Virtual Power Plant to Unlock Grid Capacity for Google Data Centres - The Energy Mix

· AstraNL · external-news

# Virtual Power Plant Strategy for Google Data Centre Grid Support

What Happened

Google is deploying a virtual power plant (VPP) model to address grid capacity constraints affecting its data centre operations. Rather than relying solely on traditional grid infrastructure or on-site generation, the approach aggregates distributed energy resources—likely including solar installations, battery storage, and flexible loads—to create a coordinated system that can balance supply and demand. This enables Google to access additional grid capacity while helping balance broader network operations during peak demand periods.

Why It Matters

For energy professionals managing distributed assets, this signals a significant shift in how grid coordination is evolving. Data centres represent one of the largest new grid loads in many regions.
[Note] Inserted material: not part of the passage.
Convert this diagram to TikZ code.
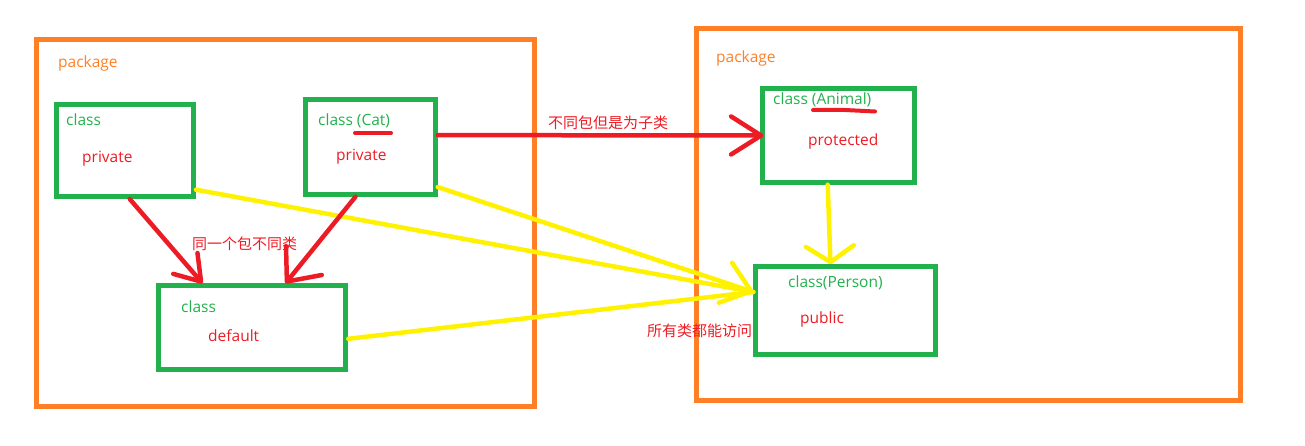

By treating flexible demand as a grid resource rather than a burden, VPPs demonstrate a practical model for managing the intersection of industrial power needs and grid stability. This approach is particularly relevant as renewable penetration increases and as electrification (heat pumps, EVs, charging) creates new demand patterns that installers and operators must navigate.

Practical Observation

The VPP model requires real-time communication and control integration across multiple asset types and ownership structures—a technical and commercial coordination challenge that remains operationally complex even at scale. Implementation success depends on clear grid signal protocols, reliable automation systems, and aligned incentive structures between data centre operators, distributed resource owners, and grid operators.